After the NHL celebrated individual achievements in Nashville with their annual awards ceremony, the second day of the week-long takeover of the town by the League saw the introduction of the NHL Player Inclusion Coalition. The group is made up of current and former NHL players and women’s professional hockey players that are working to advance equality and inclusion in the sport both on and off the ice.

The Dallas Stars were represented on stage by Al Montoya, their current Director of Community Outreach. Montoya was hired in 2021 in the newly-created role to help the team continue growing the game in Dallas. He was the first player of Cuban heritage in the league and spent nine seasons as a journeyman goaltender before retiring in 2019. At the time of his hiring, Montoya was a member of the NHL Player Inclusion Committee, the precursor to today’s Coalition.

“When I retired from hockey, I knew I wanted to get back in the game. I knew I wanted to stay in the game, the game that gave me so much. I wanted to give back,” Montoya said. “I struck up a connection with Kim Davis, senior executive at the league, and Bill Daly, and really wanted to make a difference. Not too much later, this committee was formed and I knew I wanted to be part of it. As a Hispanic player, as a player being one-of-none in the locker room growing up my whole career, being raised by my mother (single parent), I knew representation mattered. I knew our fresh perspective, whether having played the game now to working on the business side of the game, would be valuable.”

The Committee undertook a name change to reflect the group’s new purpose, which is intended to start doing the work of making the game more accessible to members of historically underrepresented communities in hockey, such as the LGBTQ+ community, minorities, and women, among others.

“We started off as a committee that would send up recommendations to make the game better,” Montoya said. “Now, with the backing of the League and the NHLPA, we’re really united on all fronts. We’re allowed to put plan to action.”

In Dallas, that action comes in the form of a scholarship supported at the University of Texas-Arlington. “One of the pillars that we created was to accelerate the pipeline to bring in more diverse candidates for whether it’s on the ice, hockey operations, whether it’s business executives – this is another way to do it,” Montoya said.

“For me, [success is] getting out into the community, being intentional, going to the places where communities aren’t inside of a rink where they are and making them feel like the Dallas Stars are their team,” Montoya said. “The ultimate win is when we start talking about these underrepresented communities in the rink and that everyone feels represented in the American Airlines Center.”
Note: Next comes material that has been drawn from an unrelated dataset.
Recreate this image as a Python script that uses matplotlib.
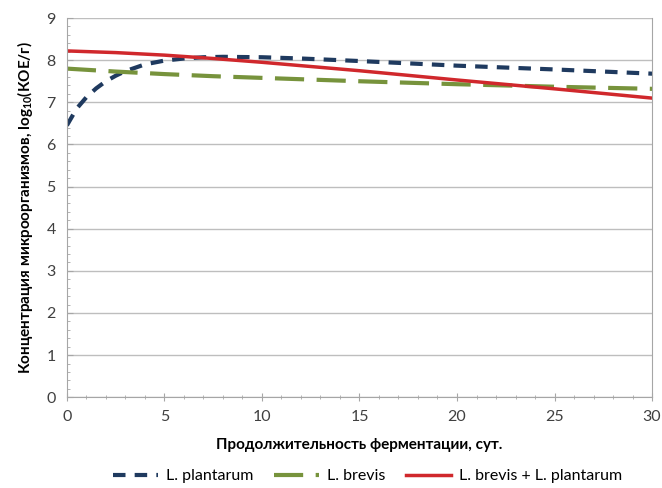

The timing of the introduction of the Coalition comes at a weird time in the NHL. Just last week, Commissioner Gary Bettman announced that no team would have themed jerseys next season and referencing reports of players refusing to wear Pride-themed jerseys this season as a “distraction”. Though the work by the Coalition has been happening for years now, and the timing of the announcement was set weeks ago, the skeptical hockey fan might see this as a response to the criticism the NHL has come under for their decision to do away with the most visible parts of these inclusionary efforts.

But for Montoya and others in the Coalition, they said that they won’t let a decision they had no say in stop them from making sure that everyone is welcome at a rink and hockey games everywhere at any time.

After all, actions speak louder than words.